# Datasheet for simular Datasets
## Dataset: California Cities TSP
### Motivation
**Purpose**: Benchmark dataset for traveling salesman problem (TSP) optimization algorithms.
**Creator**: simular development team
**Funding**: Open source project
### Composition
**Instances**: 25 California cities with real geographic coordinates
**Features per instance**:
- `name`: City name (string)
- `lat`: Latitude (float, degrees)
- `lon`: Longitude (float, degrees)
**Data format**: YAML
**Size**: ~2KB
**Sampling**: Hand-selected major California cities for diverse geographic distribution
### Collection Process
**Source**: Public geographic data (US Census, OpenStreetMap)

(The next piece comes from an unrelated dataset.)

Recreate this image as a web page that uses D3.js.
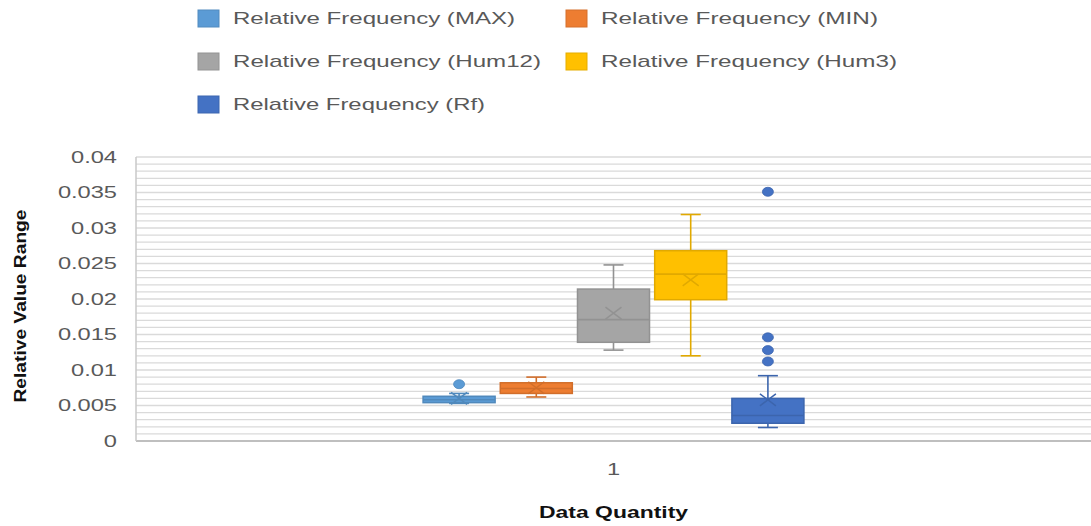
<!DOCTYPE html>
<html>
<head>
<meta charset="utf-8">
<script src="https://cdn.jsdelivr.net/npm/d3@7"></script>
<style>
  html, body { margin: 0; padding: 0; background: #fff; }
  svg { display: block; font-family: "Liberation Sans", Arial, sans-serif; }
</style>
</head>
<body>
<svg id="chart" width="1091" height="526"></svg>
<script>
// Series and their box statistics
const categories = ["1"];
const seriesNames = [
  "Relative Frequency (MAX)",
  "Relative Frequency (MIN)",
  "Relative Frequency (Hum12)",
  "Relative Frequency (Hum3)",
  "Relative Frequency (Rf)"
];
const seriesColors = ["#5B9BD5", "#ED7D31", "#A5A5A5", "#FFC000", "#4472C4"];
const whiskerLow  = [0.0053, 0.0062, 0.0128, 0.0120, 0.0019];
const q1          = [0.0054, 0.0067, 0.0139, 0.0199, 0.0025];
const median      = [0.0058, 0.0074, 0.0171, 0.0235, 0.0036];
const q3          = [0.0063, 0.0082, 0.0214, 0.0268, 0.0060];
const whiskerHigh = [0.0067, 0.0090, 0.0248, 0.0319, 0.0092];
const mean        = [0.0060, 0.0075, 0.0180, 0.0227, 0.0058];
const outliers    = [[0.0080], [], [], [], [0.0351, 0.0146, 0.0128, 0.0112]];
const yTicks = [0, 0.005, 0.01, 0.015, 0.02, 0.025, 0.03, 0.035, 0.04];
const yTickLabels = ["0", "0.005", "0.01", "0.015", "0.02", "0.025", "0.03", "0.035", "0.04"];
const yTitle = "Relative Value Range";
const xTitle = "Data Quantity";

const svg = d3.select("#chart");
const plot = { left: 136, right: 1091, top: 157, bottom: 441 };
const textGray = "#595959";
const stretch = 1.39; // horizontal text width factor

const y = d3.scaleLinear().domain([0, 0.04]).range([plot.bottom, plot.top]);
const x = d3.scaleBand().domain(categories).range([plot.left, plot.right])
  .paddingInner(0).paddingOuter(0.737);
const xs = d3.scaleBand().domain(seriesNames).range([0, x.bandwidth()])
  .paddingInner(0.067).paddingOuter(0.0335);

// minor gridlines every 0.001
const gridVals = d3.range(0, 41).map(i => i / 1000);
svg.append("g").selectAll("line").data(gridVals).join("line")
  .attr("x1", plot.left).attr("x2", plot.right)
  .attr("y1", d => y(d)).attr("y2", d => y(d))
  .attr("stroke", "#dadada").attr("stroke-width", 1.3);

// axis lines
svg.append("line").attr("x1", plot.left).attr("x2", plot.right)
  .attr("y1", y(0)).attr("y2", y(0)).attr("stroke", "#bfbfbf").attr("stroke-width", 2);
svg.append("line").attr("x1", plot.left).attr("x2", plot.left)
  .attr("y1", y(0.04)).attr("y2", y(0)).attr("stroke", "#c8c8c8").attr("stroke-width", 1.5);

// y axis labels, widened around their right edge
const yAxis = d3.axisLeft(y).tickValues(yTicks)
  .tickFormat((d, i) => yTickLabels[i]).tickSize(0).tickPadding(0);
const yg = svg.append("g").attr("transform", `translate(${plot.left - 19},0)`).call(yAxis);
yg.select(".domain").remove();
yg.selectAll("text").attr("fill", textGray).style("font-size", "17px").attr("x", 0);
yg.selectAll(".tick").each(function () {
  const t = d3.select(this);
  t.attr("transform", t.attr("transform") + ` scale(${stretch},1)`);
});

// x axis label
const xAxis = d3.axisBottom(x).tickSize(0).tickPadding(0);
const xg = svg.append("g").attr("transform", `translate(0,${plot.bottom + 22})`).call(xAxis);
xg.select(".domain").remove();
xg.selectAll(".tick").each(function () {
  const t = d3.select(this);
  t.attr("transform", t.attr("transform") + ` scale(${stretch},1)`);
});
xg.selectAll("text").attr("fill", textGray).style("font-size", "17px").attr("dy", "0.71em")
  .attr("y", 0);

// titles
svg.append("text")
  .attr("transform", `translate(${x(categories[0]) + x.bandwidth() / 2},518) scale(${stretch},1)`)
  .attr("text-anchor", "middle").attr("font-weight", "bold").style("font-size", "16.5px")
  .attr("fill", "#111").text(xTitle);
svg.append("text")
  .attr("transform", `translate(26,306) rotate(-90)`)
  .attr("text-anchor", "middle").attr("font-weight", "bold").style("font-size", "17px")
  .attr("fill", "#111").attr("textLength", 193).attr("lengthAdjust", "spacingAndGlyphs")
  .text(yTitle);

// boxes
const boxes = seriesNames.map((name, i) => ({
  name, color: seriesColors[i],
  lo: whiskerLow[i], q1: q1[i], med: median[i], q3: q3[i], hi: whiskerHigh[i],
  mean: mean[i], out: outliers[i]
}));
const cx0 = x(categories[0]);
const bw = xs.bandwidth();
const capHalf = 10;

const g = svg.append("g").selectAll("g").data(boxes).join("g")
  .attr("transform", d => `translate(${cx0 + xs(d.name)},0)`);

g.each(function (d) {
  const s = d3.select(this);
  const edge = d3.color(d.color).darker(0.35).formatHex();
  const mid = bw / 2;
  // whiskers
  s.append("line").attr("x1", mid).attr("x2", mid).attr("y1", y(d.hi)).attr("y2", y(d.q3))
    .attr("stroke", edge).attr("stroke-width", 1.6);
  s.append("line").attr("x1", mid).attr("x2", mid).attr("y1", y(d.q1)).attr("y2", y(d.lo))
    .attr("stroke", edge).attr("stroke-width", 1.6);
  s.append("line").attr("x1", mid - capHalf).attr("x2", mid + capHalf)
    .attr("y1", y(d.hi)).attr("y2", y(d.hi)).attr("stroke", edge).attr("stroke-width", 1.6);
  s.append("line").attr("x1", mid - capHalf).attr("x2", mid + capHalf)
    .attr("y1", y(d.lo)).attr("y2", y(d.lo)).attr("stroke", edge).attr("stroke-width", 1.6);
  // box
  s.append("rect").attr("x", 0).attr("width", bw)
    .attr("y", y(d.q3)).attr("height", y(d.q1) - y(d.q3))
    .attr("fill", d.color).attr("stroke", edge).attr("stroke-width", 1.5);
  // median
  s.append("line").attr("x1", 0).attr("x2", bw).attr("y1", y(d.med)).attr("y2", y(d.med))
    .attr("stroke", edge).attr("stroke-width", 1.6);
  // mean marker
  const my = y(d.mean), hx = 8, hy = 6;
  s.append("path")
    .attr("d", `M${mid - hx},${my - hy}L${mid + hx},${my + hy}M${mid - hx},${my + hy}L${mid + hx},${my - hy}`)
    .attr("stroke", edge).attr("stroke-width", 1.5).attr("fill", "none");
  // outliers
  s.selectAll("ellipse").data(d.out).join("ellipse")
    .attr("cx", mid).attr("cy", v => y(v)).attr("rx", 5.5).attr("ry", 4.5)
    .attr("fill", d.color).attr("stroke", edge).attr("stroke-width", 0.8);
});

// legend
const legendPos = [
  { x: 198, y: 18 }, { x: 566, y: 18 },
  { x: 198, y: 61 }, { x: 566, y: 61 },
  { x: 198, y: 104 }
];
const legendTextLen = [282, 277, 308, 296, 252];
const lg = svg.append("g").selectAll("g").data(boxes).join("g")
  .attr("transform", (d, i) => `translate(${legendPos[i].x},${legendPos[i].y})`);
lg.append("rect").attr("x", 0).attr("y", -8).attr("width", 21).attr("height", 17)
  .attr("fill", d => d.color).attr("stroke", d => d3.color(d.color).darker(0.3).formatHex())
  .attr("stroke-width", 1);
lg.append("text").attr("x", 35).attr("y", 0).attr("dy", "0.35em")
  .attr("fill", textGray).style("font-size", "17px")
  .attr("textLength", (d, i) => legendTextLen[i]).attr("lengthAdjust", "spacingAndGlyphs")
  .text(d => d.name);
</script>
</body>
</html>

**Methodology**: Manual curation of 25 cities representing diverse California regions
**Timeframe**: December 2024
### Preprocessing
- Coordinates rounded to 4 decimal places
- Validated against multiple sources
- DVC tracked for version control
### Uses
**Intended use**: Benchmarking TSP optimization algorithms
**Not recommended**: Production routing applications (use actual road networks)
### Distribution
**License**: MIT (same as simular)
**Location**: `data/raw/california_cities.yaml`
### Maintenance
**Updates**: As needed for benchmark improvements
**Contact**: Via GitHub issues
---
## Dataset: Benchmark Metrics
### Composition
Three JSON files in `metrics/`:
- `tsp_benchmark.json`: TSP algorithm performance
- `orbit_benchmark.json`: Orbital mechanics simulation accuracy
- `monte_carlo_benchmark.json`: Monte Carlo estimation convergence
Each contains:
- Mean values with 95% confidence intervals
- Cohen's d effect sizes
- Sample sizes (n >= 100)
### License
MIT License